Charts and diagrams as code
★ ★ ★
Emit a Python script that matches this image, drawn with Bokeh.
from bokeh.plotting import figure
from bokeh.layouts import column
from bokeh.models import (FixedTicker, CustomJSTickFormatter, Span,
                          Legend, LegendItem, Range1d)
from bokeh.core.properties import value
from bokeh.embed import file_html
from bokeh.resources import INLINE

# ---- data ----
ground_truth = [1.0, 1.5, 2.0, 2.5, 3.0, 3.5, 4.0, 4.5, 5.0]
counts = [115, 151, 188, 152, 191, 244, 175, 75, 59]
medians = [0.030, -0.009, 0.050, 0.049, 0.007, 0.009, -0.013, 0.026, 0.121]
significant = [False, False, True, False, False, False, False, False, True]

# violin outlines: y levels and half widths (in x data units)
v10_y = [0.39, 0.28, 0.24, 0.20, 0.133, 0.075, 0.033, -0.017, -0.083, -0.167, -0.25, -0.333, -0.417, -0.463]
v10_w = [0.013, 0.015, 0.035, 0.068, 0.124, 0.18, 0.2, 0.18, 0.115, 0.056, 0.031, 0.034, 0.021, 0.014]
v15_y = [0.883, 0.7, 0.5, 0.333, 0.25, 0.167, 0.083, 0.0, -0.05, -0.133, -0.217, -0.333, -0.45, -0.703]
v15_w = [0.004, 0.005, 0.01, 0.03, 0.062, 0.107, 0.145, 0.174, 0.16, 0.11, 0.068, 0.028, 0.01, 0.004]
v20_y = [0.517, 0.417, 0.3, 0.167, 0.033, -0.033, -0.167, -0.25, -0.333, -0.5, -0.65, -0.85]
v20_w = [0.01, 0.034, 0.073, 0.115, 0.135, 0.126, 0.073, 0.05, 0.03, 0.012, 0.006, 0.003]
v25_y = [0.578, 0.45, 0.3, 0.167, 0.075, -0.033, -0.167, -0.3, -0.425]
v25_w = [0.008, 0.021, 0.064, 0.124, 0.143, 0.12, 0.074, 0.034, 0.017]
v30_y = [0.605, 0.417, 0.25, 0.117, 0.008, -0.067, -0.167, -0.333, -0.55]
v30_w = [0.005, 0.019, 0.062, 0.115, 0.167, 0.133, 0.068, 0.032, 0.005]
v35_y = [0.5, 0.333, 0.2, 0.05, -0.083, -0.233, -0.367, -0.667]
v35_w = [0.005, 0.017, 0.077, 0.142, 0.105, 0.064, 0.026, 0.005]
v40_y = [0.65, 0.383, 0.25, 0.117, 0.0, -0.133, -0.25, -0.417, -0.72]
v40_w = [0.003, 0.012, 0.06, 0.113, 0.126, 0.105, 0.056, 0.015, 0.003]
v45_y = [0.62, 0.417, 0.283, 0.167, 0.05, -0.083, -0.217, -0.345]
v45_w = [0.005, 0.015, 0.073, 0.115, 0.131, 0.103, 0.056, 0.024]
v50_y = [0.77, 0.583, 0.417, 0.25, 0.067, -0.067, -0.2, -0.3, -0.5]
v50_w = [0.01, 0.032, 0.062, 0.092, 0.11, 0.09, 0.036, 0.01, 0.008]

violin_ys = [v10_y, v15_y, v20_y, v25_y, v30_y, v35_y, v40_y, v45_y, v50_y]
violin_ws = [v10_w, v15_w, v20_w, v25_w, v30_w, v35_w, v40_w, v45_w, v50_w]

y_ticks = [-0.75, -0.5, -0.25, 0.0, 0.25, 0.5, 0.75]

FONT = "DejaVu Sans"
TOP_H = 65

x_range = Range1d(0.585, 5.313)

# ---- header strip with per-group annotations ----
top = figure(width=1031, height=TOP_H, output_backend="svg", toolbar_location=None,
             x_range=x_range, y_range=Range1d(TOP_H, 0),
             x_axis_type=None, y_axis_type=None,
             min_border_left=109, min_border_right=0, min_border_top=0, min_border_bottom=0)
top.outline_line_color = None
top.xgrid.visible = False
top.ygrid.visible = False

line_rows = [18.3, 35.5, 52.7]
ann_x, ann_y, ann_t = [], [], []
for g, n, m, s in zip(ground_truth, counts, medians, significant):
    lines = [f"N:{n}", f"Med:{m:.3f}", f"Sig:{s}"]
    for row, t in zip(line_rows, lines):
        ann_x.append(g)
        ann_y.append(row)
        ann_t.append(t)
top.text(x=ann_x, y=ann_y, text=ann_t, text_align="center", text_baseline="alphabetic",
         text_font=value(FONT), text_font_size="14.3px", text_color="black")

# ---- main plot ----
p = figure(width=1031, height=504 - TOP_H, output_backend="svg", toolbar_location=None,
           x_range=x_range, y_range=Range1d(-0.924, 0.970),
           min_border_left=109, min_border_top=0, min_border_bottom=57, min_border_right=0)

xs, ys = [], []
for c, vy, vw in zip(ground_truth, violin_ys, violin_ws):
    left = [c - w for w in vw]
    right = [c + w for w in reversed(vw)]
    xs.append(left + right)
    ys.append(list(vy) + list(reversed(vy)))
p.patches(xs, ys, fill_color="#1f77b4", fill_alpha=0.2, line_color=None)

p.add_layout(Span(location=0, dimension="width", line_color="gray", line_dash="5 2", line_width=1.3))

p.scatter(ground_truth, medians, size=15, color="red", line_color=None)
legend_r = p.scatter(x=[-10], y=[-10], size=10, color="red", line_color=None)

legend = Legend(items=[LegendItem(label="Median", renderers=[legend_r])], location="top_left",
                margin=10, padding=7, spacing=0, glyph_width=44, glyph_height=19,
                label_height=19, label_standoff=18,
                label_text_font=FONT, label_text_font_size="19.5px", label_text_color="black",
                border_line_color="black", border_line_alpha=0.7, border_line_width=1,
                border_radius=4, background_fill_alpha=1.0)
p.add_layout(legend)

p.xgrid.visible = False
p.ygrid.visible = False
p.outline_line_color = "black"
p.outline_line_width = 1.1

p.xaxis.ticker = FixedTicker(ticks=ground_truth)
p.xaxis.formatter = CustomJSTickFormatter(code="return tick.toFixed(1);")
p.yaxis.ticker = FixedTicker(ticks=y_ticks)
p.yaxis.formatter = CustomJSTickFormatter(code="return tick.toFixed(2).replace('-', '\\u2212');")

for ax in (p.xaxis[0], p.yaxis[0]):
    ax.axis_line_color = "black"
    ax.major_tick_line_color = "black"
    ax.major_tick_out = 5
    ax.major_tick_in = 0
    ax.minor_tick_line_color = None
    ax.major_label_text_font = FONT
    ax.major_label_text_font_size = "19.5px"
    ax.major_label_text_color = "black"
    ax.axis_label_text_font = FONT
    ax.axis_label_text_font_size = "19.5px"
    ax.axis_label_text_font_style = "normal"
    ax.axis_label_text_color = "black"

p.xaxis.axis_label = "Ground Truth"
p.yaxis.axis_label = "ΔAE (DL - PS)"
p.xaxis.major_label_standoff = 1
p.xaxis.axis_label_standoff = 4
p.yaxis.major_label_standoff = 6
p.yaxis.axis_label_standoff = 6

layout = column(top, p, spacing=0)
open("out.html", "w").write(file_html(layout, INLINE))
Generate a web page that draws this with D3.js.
★ ★ ★
Write out, unaltered, the lines from the opening of the listing through the line that includes "False, False, True]".

Emit a Python script that matches this image, drawn with Bokeh.
from bokeh.plotting import figure
from bokeh.layouts import column
from bokeh.models import (FixedTicker, CustomJSTickFormatter, Span,
                          Legend, LegendItem, Range1d)
from bokeh.core.properties import value
from bokeh.embed import file_html
from bokeh.resources import INLINE

# ---- data ----
ground_truth = [1.0, 1.5, 2.0, 2.5, 3.0, 3.5, 4.0, 4.5, 5.0]
counts = [115, 151, 188, 152, 191, 244, 175, 75, 59]
medians = [0.030, -0.009, 0.050, 0.049, 0.007, 0.009, -0.013, 0.026, 0.121]
significant = [False, False, True, False, False, False, False, False, True]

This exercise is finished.